A court-appointed receiver for Elona Biotechnologies announced it was selling the company’s complete portfolio of patents, intellectual property and equipment for a “buy it now” price of $2.2 million. If an offer of $2.2 million is not received by September 6, the receiver said the company’s patents and real estate will be sold by auction on September 27.
The Indiana-based company made an ambitious announcement in 2010 that it was developing its own biosimilar insulin plant. The firm subsequently built a 50,000 square foot manufacturing plant outside of Indianapolis, but was forced into receivership just as the building was being completed.
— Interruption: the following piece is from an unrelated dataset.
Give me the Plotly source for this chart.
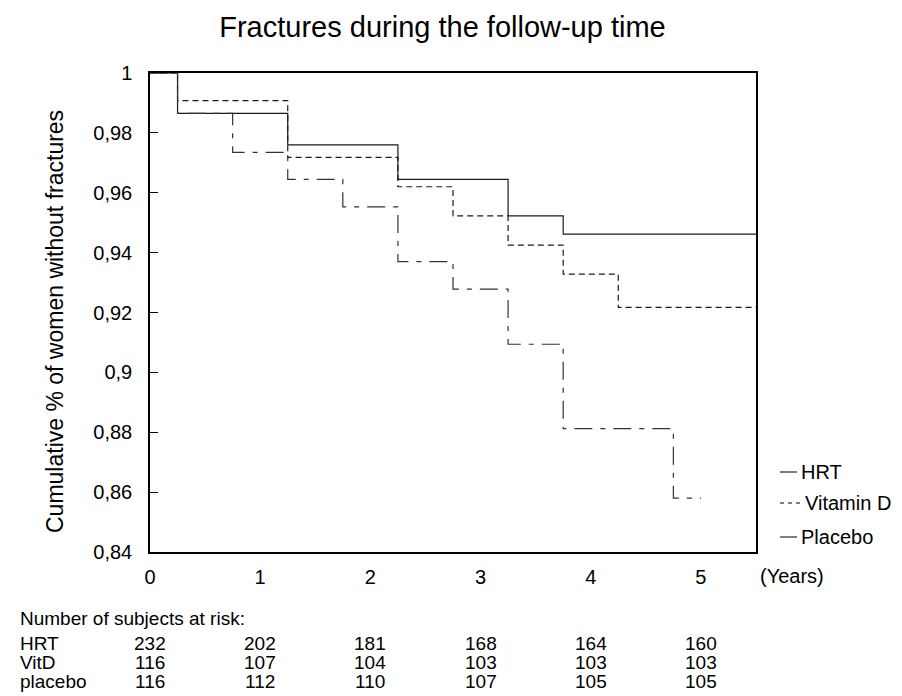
import plotly.graph_objects as go

# ---- data ----
hrt_years = [0, 0.25, 1.25, 2.25, 3.25, 3.75, 5.5]
hrt_surv = [1.0, 0.9865, 0.976, 0.9645, 0.9523, 0.9462, 0.9462]

vitd_years = [0, 0.25, 1.25, 2.25, 2.75, 3.25, 3.75, 4.25, 5.5]
vitd_surv = [1.0, 0.9908, 0.9718, 0.962, 0.9523, 0.9425, 0.9328, 0.9217, 0.9217]

placebo_years = [0, 0.25, 0.75, 1.25, 1.75, 2.25, 2.75, 3.25, 3.75, 4.75, 5.0]
placebo_surv = [1.0, 0.9865, 0.9735, 0.9645, 0.9553, 0.937, 0.9278, 0.9094, 0.8812, 0.858, 0.858]

risk_years = [0, 1, 2, 3, 4, 5]
risk_rows = ["HRT", "VitD", "placebo"]
risk_hrt = [232, 202, 181, 168, 164, 160]
risk_vitd = [116, 107, 104, 103, 103, 103]
risk_placebo = [116, 112, 110, 107, 105, 105]

legend_names = ["HRT", "Vitamin D", "Placebo"]

y_tickvals = [0.84, 0.86, 0.88, 0.9, 0.92, 0.94, 0.96, 0.98, 1.0]
y_ticktext = ["0,84", "0,86", "0,88", "0,9", "0,92", "0,94", "0,96", "0,98", "1"]
x_tickvals = [0, 1, 2, 3, 4, 5]

FONT = "Liberation Sans, Arial, sans-serif"
OFF = 8  # page body margin offset
W, H = 902 - OFF, 696 - OFF
L, T = 150 - OFF, 73 - OFF
PW, PH = 606, 479
R, B = W - L - PW, H - T - PH


def px_x(px):
    # px given in reference (screen) pixels
    return (px - OFF - L) / PW


def px_y(py):
    return (T + PH - (py - OFF)) / PH


fig = go.Figure()
fig.add_trace(go.Scatter(x=hrt_years, y=hrt_surv, mode="lines", line_shape="hv",
                         line=dict(color="#1a1a1a", width=1.2), name=legend_names[0],
                         showlegend=False))
fig.add_trace(go.Scatter(x=vitd_years, y=vitd_surv, mode="lines", line_shape="hv",
                         line=dict(color="#1a1a1a", width=1.2, dash="6px,4px"),
                         name=legend_names[1], showlegend=False))
fig.add_trace(go.Scatter(x=placebo_years, y=placebo_surv, mode="lines", line_shape="hv",
                         line=dict(color="#333333", width=1.2, dash="18px,8px,5px,8px"),
                         name=legend_names[2], showlegend=False))

annotations = []
# y-axis title
annotations.append(dict(text="Cumulative % of women without fractures", textangle=-90,
                        xref="paper", yref="paper", x=px_x(55), y=px_y(322),
                        xanchor="center", yanchor="middle", showarrow=False,
                        font=dict(size=23, color="black", family=FONT)))
# (Years)
annotations.append(dict(text="(Years)", xref="paper", yref="paper", x=px_x(758), y=px_y(576),
                        xanchor="left", yanchor="middle", showarrow=False,
                        font=dict(size=20, color="black", family=FONT)))
# risk table
annotations.append(dict(text="Number of subjects at risk:", xref="paper", yref="paper",
                        x=px_x(18), y=px_y(618), xanchor="left", yanchor="middle",
                        showarrow=False, font=dict(size=19, color="black", family=FONT)))
row_py = [643, 662, 681]
for name, vals, py in zip(risk_rows, [risk_hrt, risk_vitd, risk_placebo], row_py):
    annotations.append(dict(text=name, xref="paper", yref="paper", x=px_x(18), y=px_y(py),
                            xanchor="left", yanchor="middle", showarrow=False,
                            font=dict(size=19, color="black", family=FONT)))
    for yr, v in zip(risk_years, vals):
        annotations.append(dict(text=str(v), xref="x", yref="paper", x=yr, y=px_y(py),
                                xanchor="center", yanchor="middle", showarrow=False,
                                font=dict(size=19, color="black", family=FONT)))

# legend (drawn manually to mimic the original)
leg_py = [472, 503, 537]
leg_dash = ["solid", "4px,4px", "solid"]
shapes = []
for name, py, dash in zip(legend_names, leg_py, leg_dash):
    shapes.append(dict(type="line", xref="paper", yref="paper",
                       x0=px_x(780), x1=px_x(797 if dash == "solid" else 802),
                       y0=px_y(py), y1=px_y(py), line=dict(color="black", width=1, dash=dash)))
    annotations.append(dict(text=name, xref="paper", yref="paper",
                            x=px_x(799 if dash == "solid" else 803), y=px_y(py),
                            xanchor="left", yanchor="middle", showarrow=False,
                            font=dict(size=20, color="black", family=FONT)))

fig.update_layout(
    width=W, height=H,
    margin=dict(l=L, r=R, t=T, b=B, autoexpand=False),
    paper_bgcolor="white", plot_bgcolor="white",
    font=dict(family=FONT, color="black"),
    title=dict(text="Fractures during the follow-up time", x=(442.5 - OFF) / W, xref="container",
               xanchor="center", y=1 - (27 - OFF) / H, yanchor="middle",
               font=dict(size=29, color="black", family=FONT)),
    showlegend=False,
    annotations=annotations,
    shapes=shapes,
)
fig.update_xaxes(range=[0, 5.5], tickvals=x_tickvals, ticks="", showgrid=False, zeroline=False,
                 showline=True, linecolor="black", linewidth=1.5, mirror=True,
                 tickfont=dict(size=20, color="black", family=FONT), ticklabelstandoff=6)
fig.update_yaxes(range=[0.84, 1.0], tickvals=y_tickvals, ticktext=y_ticktext, ticks="inside",
                 ticklen=8, tickwidth=1, tickcolor="black", showgrid=False, zeroline=False,
                 showline=True, linecolor="black", linewidth=1.5, mirror=True,
                 tickfont=dict(size=20, color="black", family=FONT), ticklabelstandoff=12)

fig.write_html("out.html")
Elona was founded by two Eli Lilly executives, and was seen as a major player in the biosimilar insulin space, along with the Sandoz unit of Novartis, India-based Biocon and Israel-based Teva Pharmaceuticals. Meanwhile, Elona’s neighbor Lilly continues to be a global leader in insulin sales, with revenues exceeding $1.3 billion for its Humulin brand and $2.4 billion for Humalog. However, Humulin’s patent expired in 2000 and Humalog is set to expire this year.
With the FDA’s release last year of draft guidelines for the approval of biosimilars, many believe biosimilar insulin will eventually mount a challenge to current dominant companies in the insulin market.